# Stuck drum and no adjuster hole



## Duff (Jan 12, 2020)

The 1967 12 bolt Chevy in my 66 GTO has a stuck brake drum at the shoes, the drum turns and it's free around the hub, evidently the shoes have worn a groove in the drum, and there is no hole to back off the brakes, I've tried WD40, prying, some beating and more prying. Since the drum is junk, I guess my next step is to slice it with a cut off wheel. Any ideas?


----------



## 1969GPSJ (Feb 26, 2020)

Duff
can you drill a hole(s) in the drum near the lug studs and thread a bolt(s) thru the hole to apply pressure against the axle face?


----------



## NYTrainer (Sep 19, 2012)

Great idea GPSJ. The drum is probably trashed any way. If the drum‘s metal is too thin to put threads into you can weld nuts after drilling the hole. Thinking 2 - 1/2 or 7/16 bolts (and nuts to weld if need be) placed 9 & 3 o’clock No further out than the width of the axle flange. After threading drilled holes (or welding nuts) run the two bolts like you would a gear or steering wheel puller. Common aggravating problem. let us know how you made out (with pics would be even better)


----------



## Baaad65 (Aug 29, 2019)

If the drum is junk anyway use a cutoff wheel and slice it, spread it open so it releases and you're done.


----------



## PontiacJim (Dec 29, 2012)

Hate to ask, but is the e-brake cable loose? E-brake released?

Why not unbolt the 2 bolts that holds the wheel cylinder to the backing plate, leaving the wheel cylinder loose and taking tension off the brake shoes at the top and then pull the drum?

Some of the studs will sometimes (if original) have a very thin washer on the wheel stud. It acts as a lock washer. Often missed.

I assume you can see the drum moving back and forth on the studs so you know the drum is loose and not hanging up on the rusty wheel studs or axle center hub.
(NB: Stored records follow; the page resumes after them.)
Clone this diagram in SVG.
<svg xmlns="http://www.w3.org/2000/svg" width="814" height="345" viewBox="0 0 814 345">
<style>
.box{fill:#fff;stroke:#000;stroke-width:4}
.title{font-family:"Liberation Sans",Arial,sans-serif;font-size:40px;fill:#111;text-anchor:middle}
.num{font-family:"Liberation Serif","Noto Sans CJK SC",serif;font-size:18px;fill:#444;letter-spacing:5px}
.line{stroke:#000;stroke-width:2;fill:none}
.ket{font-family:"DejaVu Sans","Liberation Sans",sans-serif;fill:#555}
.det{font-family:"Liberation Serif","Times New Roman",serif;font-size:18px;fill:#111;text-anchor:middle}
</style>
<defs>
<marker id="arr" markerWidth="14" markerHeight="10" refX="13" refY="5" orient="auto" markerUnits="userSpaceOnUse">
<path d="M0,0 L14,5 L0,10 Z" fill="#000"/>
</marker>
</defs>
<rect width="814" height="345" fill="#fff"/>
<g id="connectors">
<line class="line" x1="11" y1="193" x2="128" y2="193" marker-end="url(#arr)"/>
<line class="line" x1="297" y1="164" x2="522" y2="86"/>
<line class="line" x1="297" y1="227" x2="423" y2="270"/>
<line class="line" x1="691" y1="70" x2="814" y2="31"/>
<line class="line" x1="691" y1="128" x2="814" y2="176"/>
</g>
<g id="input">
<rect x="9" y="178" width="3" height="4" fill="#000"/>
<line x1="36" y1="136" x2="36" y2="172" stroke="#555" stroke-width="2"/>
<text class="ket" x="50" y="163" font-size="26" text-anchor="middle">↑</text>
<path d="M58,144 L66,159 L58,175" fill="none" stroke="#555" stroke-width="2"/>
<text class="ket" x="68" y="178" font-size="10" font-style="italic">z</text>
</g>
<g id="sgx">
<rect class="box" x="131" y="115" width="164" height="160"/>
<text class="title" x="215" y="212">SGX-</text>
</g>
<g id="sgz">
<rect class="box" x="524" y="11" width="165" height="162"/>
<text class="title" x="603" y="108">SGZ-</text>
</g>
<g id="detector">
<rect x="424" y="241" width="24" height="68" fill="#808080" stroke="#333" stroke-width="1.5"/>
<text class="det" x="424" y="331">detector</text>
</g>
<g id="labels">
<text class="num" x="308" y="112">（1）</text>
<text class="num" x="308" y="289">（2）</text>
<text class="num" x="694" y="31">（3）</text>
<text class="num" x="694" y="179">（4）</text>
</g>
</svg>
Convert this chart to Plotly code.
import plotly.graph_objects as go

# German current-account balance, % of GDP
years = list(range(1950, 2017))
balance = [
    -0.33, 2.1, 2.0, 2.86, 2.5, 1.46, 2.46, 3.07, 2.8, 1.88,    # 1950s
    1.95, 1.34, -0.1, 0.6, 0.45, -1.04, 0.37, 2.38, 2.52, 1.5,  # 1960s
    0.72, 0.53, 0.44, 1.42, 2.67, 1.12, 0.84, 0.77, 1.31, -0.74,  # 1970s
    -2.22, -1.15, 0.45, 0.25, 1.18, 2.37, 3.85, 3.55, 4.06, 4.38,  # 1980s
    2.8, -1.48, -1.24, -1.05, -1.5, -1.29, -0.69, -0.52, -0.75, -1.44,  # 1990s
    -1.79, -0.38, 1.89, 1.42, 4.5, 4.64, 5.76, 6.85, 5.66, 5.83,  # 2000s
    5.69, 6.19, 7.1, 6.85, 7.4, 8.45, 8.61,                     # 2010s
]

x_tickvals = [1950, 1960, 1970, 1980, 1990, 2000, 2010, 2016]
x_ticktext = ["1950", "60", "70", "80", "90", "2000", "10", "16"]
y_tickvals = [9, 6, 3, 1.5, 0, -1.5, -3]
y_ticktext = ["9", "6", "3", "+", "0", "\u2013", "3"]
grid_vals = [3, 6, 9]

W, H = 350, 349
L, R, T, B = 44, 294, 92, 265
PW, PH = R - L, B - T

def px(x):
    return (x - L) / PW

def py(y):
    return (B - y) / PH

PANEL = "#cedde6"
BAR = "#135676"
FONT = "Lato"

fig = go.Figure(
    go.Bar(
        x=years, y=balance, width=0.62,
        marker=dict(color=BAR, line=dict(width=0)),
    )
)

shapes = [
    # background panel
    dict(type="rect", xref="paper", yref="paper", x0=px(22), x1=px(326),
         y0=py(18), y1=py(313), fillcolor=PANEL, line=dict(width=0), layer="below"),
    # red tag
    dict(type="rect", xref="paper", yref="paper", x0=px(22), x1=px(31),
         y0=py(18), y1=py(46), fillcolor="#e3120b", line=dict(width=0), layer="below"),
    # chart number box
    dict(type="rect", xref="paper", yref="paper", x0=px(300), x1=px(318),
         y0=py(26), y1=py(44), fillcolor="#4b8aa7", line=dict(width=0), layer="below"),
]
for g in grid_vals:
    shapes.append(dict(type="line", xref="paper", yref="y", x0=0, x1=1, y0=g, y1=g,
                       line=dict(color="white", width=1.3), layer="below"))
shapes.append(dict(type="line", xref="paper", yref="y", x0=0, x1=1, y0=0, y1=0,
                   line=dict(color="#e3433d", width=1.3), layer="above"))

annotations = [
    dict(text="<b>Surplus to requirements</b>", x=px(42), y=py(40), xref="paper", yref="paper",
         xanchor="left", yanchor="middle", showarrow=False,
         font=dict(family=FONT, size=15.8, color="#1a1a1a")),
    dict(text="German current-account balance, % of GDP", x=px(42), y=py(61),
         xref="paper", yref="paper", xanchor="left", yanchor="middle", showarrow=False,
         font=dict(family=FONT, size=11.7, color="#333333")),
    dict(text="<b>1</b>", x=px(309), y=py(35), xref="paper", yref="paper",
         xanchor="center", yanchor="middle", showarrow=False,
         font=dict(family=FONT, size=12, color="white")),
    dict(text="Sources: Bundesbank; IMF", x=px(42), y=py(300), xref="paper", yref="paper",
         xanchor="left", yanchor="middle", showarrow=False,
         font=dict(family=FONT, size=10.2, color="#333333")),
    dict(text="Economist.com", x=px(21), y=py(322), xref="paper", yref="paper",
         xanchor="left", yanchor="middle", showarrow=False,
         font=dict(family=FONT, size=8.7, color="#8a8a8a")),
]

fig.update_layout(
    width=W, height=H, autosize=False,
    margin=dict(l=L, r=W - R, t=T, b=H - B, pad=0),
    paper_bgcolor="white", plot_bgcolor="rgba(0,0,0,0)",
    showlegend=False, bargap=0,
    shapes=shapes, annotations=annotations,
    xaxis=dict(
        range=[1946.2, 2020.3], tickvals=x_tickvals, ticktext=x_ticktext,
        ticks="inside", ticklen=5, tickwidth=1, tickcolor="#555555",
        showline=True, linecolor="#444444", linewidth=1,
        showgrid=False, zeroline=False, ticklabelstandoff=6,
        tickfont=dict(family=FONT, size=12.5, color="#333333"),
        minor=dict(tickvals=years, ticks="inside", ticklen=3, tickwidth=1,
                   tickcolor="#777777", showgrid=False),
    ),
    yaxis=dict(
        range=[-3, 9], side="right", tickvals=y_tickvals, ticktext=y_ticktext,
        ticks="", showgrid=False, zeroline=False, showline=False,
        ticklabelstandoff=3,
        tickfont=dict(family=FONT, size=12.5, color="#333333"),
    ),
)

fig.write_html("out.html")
You can also chisel off the "pins" found on the backside of the backing plate which hold the hold down springs that secure the brake shoes - about midway. That may also give the shoes more play and collapse inward as you pull the drum.


----------



## Duff (Jan 12, 2020)

Yes, E brake cables are loose and not frozen, the brake line is disconnected and the drum moves at the hub. Good point about the wheel cylinder, it may be stuck in position? I'll cut the pins and loosen the wheel cylinder first, if that fails I'll slice the drum. I've never understood why GM didn't put an adjuster hole in the backing plate, Thanks to all for the suggestions, I'll post results.


----------



## O52 (Jan 27, 2019)

The backing plates without an adjustment hole had drums with a hole mounted on the face of the drum.


----------



## chrisn (2 mo ago)

if this helps knock this out to gain access to the adjuster.


----------



## Duff (Jan 12, 2020)

Thanks for the picture, I hope to get back on the GTO this Week, I'll post results.


----------



## XceedVne (Aug 16, 2019)

I had a similar problem with a 1963 GP and 8 lug drums. I got a slide hammer and drilled a hole in a piece of angle iron then slid it onto the end of the slide hammer. Placed the lip of the angle iron on the lip of the drum, and just worked my way around the drum. It took three beers a drum. FYI I have some new in the box NAPA drums. I live 20 minutes south of Atlanta. They are yours if you want em.


----------